* BEGIN Collected data *

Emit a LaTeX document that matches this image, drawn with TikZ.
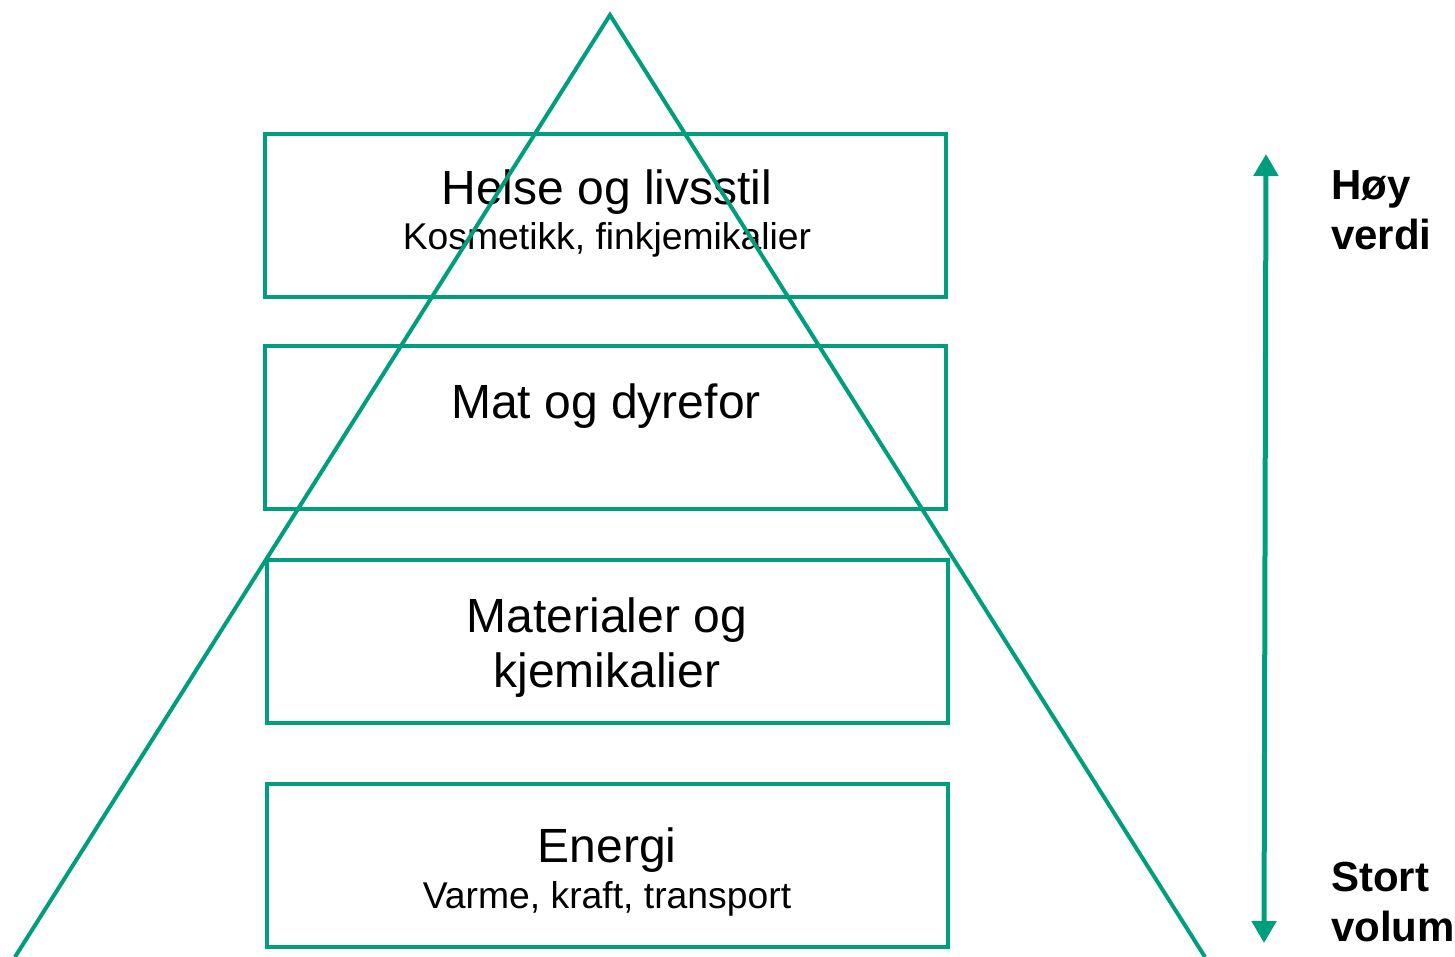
\documentclass[tikz,border=0pt]{standalone}
\usepackage{fontspec}
\setmainfont{Liberation Sans}
\usetikzlibrary{arrows.meta}
\definecolor{teal1}{RGB}{0,158,125}
\begin{document}
\begin{tikzpicture}[x=1pt,y=-1pt,
  tier/.style={draw=teal1,line width=4pt,minimum width=681pt,minimum height=163pt,inner sep=0pt},
  bigtxt/.style={font=\fontsize{48}{55}\selectfont,anchor=base,inner sep=0pt},
  smalltxt/.style={font=\fontsize{37.3}{43}\selectfont,anchor=base,inner sep=0pt},
  sidetxt/.style={font=\fontsize{42}{48}\selectfont\bfseries,anchor=base west,inner sep=0pt}]
\useasboundingbox (0,0) rectangle (1455,957);
% boxes
\node[tier] (b1) at (605.5,215.5) {};
\node[tier] (b2) at (605.5,427.5) {};
\node[tier] (b3) at (607.5,641) {};
\node[tier] (b4) at (607.5,865) {};
% texts
\node[bigtxt] (t1) at (607,205) {Helse og livsstil};
\node[smalltxt] (s1) at (607,250) {Kosmetikk, finkjemikalier};
\node[bigtxt] (t2) at (606,418) {Mat og dyrefor};
\node[bigtxt] (t3a) at (607,632) {Materialer og};
\node[bigtxt] (t3b) at (607,687) {kjemikalier};
\node[bigtxt] (t4) at (607,862) {Energi};
\node[smalltxt] (s4) at (607,908) {Varme, kraft, transport};
% triangle
\coordinate (apex) at (610,15);
\coordinate (bl) at (15,957);
\coordinate (br) at (1205,957);
\draw[teal1,line width=4pt,line join=miter] (bl) -- (apex) -- (br);
% arrow
\coordinate (atop) at (1266,154);
\coordinate (abot) at (1264,943);
\draw[teal1,line width=5pt,{Triangle[width=24pt,length=22pt]}-{Triangle[width=24pt,length=22pt]}] (atop) -- (abot);
% side labels
\node[sidetxt] (h1) at (1331,200) {Høy};
\node[sidetxt] (h2) at (1331,250) {verdi};
\node[sidetxt] (v1) at (1331,891) {Stort};
\node[sidetxt] (v2) at (1331,941) {volum};
\end{tikzpicture}
\end{document}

* END Collected data *

→ **Work required**:
Restate the whole of the material word for word without the pictures.

→ **Full solution**:
Emit a LaTeX document that matches this image, drawn with TikZ.
\documentclass[tikz,border=0pt]{standalone}
\usepackage{fontspec}
\setmainfont{Liberation Sans}
\usetikzlibrary{arrows.meta}
\definecolor{teal1}{RGB}{0,158,125}
\begin{document}
\begin{tikzpicture}[x=1pt,y=-1pt,
  tier/.style={draw=teal1,line width=4pt,minimum width=681pt,minimum height=163pt,inner sep=0pt},
  bigtxt/.style={font=\fontsize{48}{55}\selectfont,anchor=base,inner sep=0pt},
  smalltxt/.style={font=\fontsize{37.3}{43}\selectfont,anchor=base,inner sep=0pt},
  sidetxt/.style={font=\fontsize{42}{48}\selectfont\bfseries,anchor=base west,inner sep=0pt}]
\useasboundingbox (0,0) rectangle (1455,957);
% boxes
\node[tier] (b1) at (605.5,215.5) {};
\node[tier] (b2) at (605.5,427.5) {};
\node[tier] (b3) at (607.5,641) {};
\node[tier] (b4) at (607.5,865) {};
% texts
\node[bigtxt] (t1) at (607,205) {Helse og livsstil};
\node[smalltxt] (s1) at (607,250) {Kosmetikk, finkjemikalier};
\node[bigtxt] (t2) at (606,418) {Mat og dyrefor};
\node[bigtxt] (t3a) at (607,632) {Materialer og};
\node[bigtxt] (t3b) at (607,687) {kjemikalier};
\node[bigtxt] (t4) at (607,862) {Energi};
\node[smalltxt] (s4) at (607,908) {Varme, kraft, transport};
% triangle
\coordinate (apex) at (610,15);
\coordinate (bl) at (15,957);
\coordinate (br) at (1205,957);
\draw[teal1,line width=4pt,line join=miter] (bl) -- (apex) -- (br);
% arrow
\coordinate (atop) at (1266,154);
\coordinate (abot) at (1264,943);
\draw[teal1,line width=5pt,{Triangle[width=24pt,length=22pt]}-{Triangle[width=24pt,length=22pt]}] (atop) -- (abot);
% side labels
\node[sidetxt] (h1) at (1331,200) {Høy};
\node[sidetxt] (h2) at (1331,250) {verdi};
\node[sidetxt] (v1) at (1331,891) {Stort};
\node[sidetxt] (v2) at (1331,941) {volum};
\end{tikzpicture}
\end{document}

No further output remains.